But perhaps no deity provides a closer analogue to Slaanesh than Dionysius.
Dionysius is the god of the grape harvest, winemaking and wine, of ritual madness, fertility, theatre and religious ecstasy in Greek mythology. The modern day name Dennis comes from this word. He is also known as Bacchus is Roman mythology, and in this form his name is still synonymous with drunken revelry.
Dionysius is sometimes shown as a mature bearded male and sometimes as an androgynous youth. He holds a staff tipped with a pine cone known as a thysus. His procession his made up of wild female followers called maenads and hedonistic satyrs. Dionysus is represented as the protector of those who do not belong to conventional society and thus symbolizes everything which is chaotic, dangerous and unexpected, everything which escapes human reason and which can only be attributed to the unforeseeable action of the gods. The Dionysian Mysteries were a ritual in which worshippers which used intoxicants and other trance-inducing techniques to remove inhibitions and social constraints, liberating the individual to return to a natural state.
Dionysius delights in bursting into scenes of ordinary civilization (like the kool aid man) and overturning order in favor of chaos.
One of the Homeric hymns recounts how, while disguised as a mortal sitting beside the seashore, a few sailors spotted Dionysius, believing he was a prince. They attempted to kidnap him and sail him far away to sell for ransom or into slavery. They tried to bind him with ropes, but no type of rope could hold him. Dionysus turned the mast and oars into snakes, and filled the vessel with ivy and the sound of flutes so that the sailors went mad and, leaping into the sea, were turned into dolphins.
My first introduction to Dionysius was in Prince Caspian, a book in the Chronicles of Narnia by C.S. Lewis. In the story, the magical creatures of Narnia have been hiding or asleep for many years. The great lion, Aslan, calls the forest and river spirits awake and they swarm forth in an unruly horde led by Dionysius / Bacchus, dancing, singing, clashing cymbals and destroying signs of civilization. When they come to a restrictive girls' school they magically change the walls of the classroom into leafy branches and chase the teacher away with their wild, leafy ways.
I also remember with fondness the portly figure of Bacchus in Fantasia, where he leads the revelry of a band of classical mythical creatures to the music of Beethoven's Pastoral Symphony.

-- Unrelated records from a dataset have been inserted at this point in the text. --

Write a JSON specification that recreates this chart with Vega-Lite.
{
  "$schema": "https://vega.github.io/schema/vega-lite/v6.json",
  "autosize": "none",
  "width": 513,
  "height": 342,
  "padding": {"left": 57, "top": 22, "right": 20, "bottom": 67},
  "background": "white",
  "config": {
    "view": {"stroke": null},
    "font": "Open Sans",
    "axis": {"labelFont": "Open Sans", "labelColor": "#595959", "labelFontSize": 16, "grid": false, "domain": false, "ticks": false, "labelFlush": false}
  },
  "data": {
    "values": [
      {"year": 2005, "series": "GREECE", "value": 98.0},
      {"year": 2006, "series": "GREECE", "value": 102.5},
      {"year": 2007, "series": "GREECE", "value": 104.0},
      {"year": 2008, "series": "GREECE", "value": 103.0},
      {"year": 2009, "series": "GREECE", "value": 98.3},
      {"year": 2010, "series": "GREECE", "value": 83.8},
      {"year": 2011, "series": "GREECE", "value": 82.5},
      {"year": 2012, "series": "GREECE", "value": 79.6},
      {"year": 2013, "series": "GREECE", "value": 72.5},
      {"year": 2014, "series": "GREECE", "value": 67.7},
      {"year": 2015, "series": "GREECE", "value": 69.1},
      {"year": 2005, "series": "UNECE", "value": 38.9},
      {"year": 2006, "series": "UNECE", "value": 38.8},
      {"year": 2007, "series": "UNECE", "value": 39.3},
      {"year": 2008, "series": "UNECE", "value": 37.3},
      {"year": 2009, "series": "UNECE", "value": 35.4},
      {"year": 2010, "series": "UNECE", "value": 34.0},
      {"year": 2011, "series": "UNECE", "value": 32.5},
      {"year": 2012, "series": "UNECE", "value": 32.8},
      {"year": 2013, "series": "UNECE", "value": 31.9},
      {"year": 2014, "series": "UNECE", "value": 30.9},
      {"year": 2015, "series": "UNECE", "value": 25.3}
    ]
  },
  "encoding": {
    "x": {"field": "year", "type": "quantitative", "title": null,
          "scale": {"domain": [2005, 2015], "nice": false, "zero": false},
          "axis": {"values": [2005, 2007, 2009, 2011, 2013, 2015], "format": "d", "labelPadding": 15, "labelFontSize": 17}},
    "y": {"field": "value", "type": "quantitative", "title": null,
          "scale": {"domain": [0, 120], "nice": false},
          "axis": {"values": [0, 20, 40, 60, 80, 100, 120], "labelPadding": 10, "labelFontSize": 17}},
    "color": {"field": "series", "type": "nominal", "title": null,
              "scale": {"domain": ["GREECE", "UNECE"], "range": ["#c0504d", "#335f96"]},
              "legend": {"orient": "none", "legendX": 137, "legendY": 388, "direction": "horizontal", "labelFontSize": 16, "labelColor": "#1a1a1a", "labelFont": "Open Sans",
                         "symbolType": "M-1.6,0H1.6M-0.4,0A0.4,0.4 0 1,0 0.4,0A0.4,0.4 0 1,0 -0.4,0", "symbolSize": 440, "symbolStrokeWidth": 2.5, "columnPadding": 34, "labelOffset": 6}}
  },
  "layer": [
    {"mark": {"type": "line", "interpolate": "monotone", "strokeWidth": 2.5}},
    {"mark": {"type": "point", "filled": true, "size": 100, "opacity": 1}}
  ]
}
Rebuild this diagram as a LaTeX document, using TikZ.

This innocuous figure may seem a far cry from Slaanesh of the Warhammer universe, but the elements of the archetype are present, even in this most child friendly of forms. The deity in Fantasia while harmless remains pleasure seeking, experiential, over imbibing, and lusty.
Invocation of Dionysus (from Orphic hymns)
- "I call upon loud-roaring and revelling Dionysus,
- primeval, double-natured, thrice-born, Bacchic lord,
- wild, ineffable, secretive, two-horned and two-shaped.
- Ivy-covered, bull-faced, warlike, howling, pure,
- You take raw flesh, you have feasts, wrapt in foliage, decked with grape clusters.
- Resourceful Eubouleus, immortal god sired by Zeus
- When he mated with Persephone in unspeakable union.
- Hearken to my voice, O blessed one,
- and with your fair-girdled nymphs breathe on me in a spirit of perfect agape".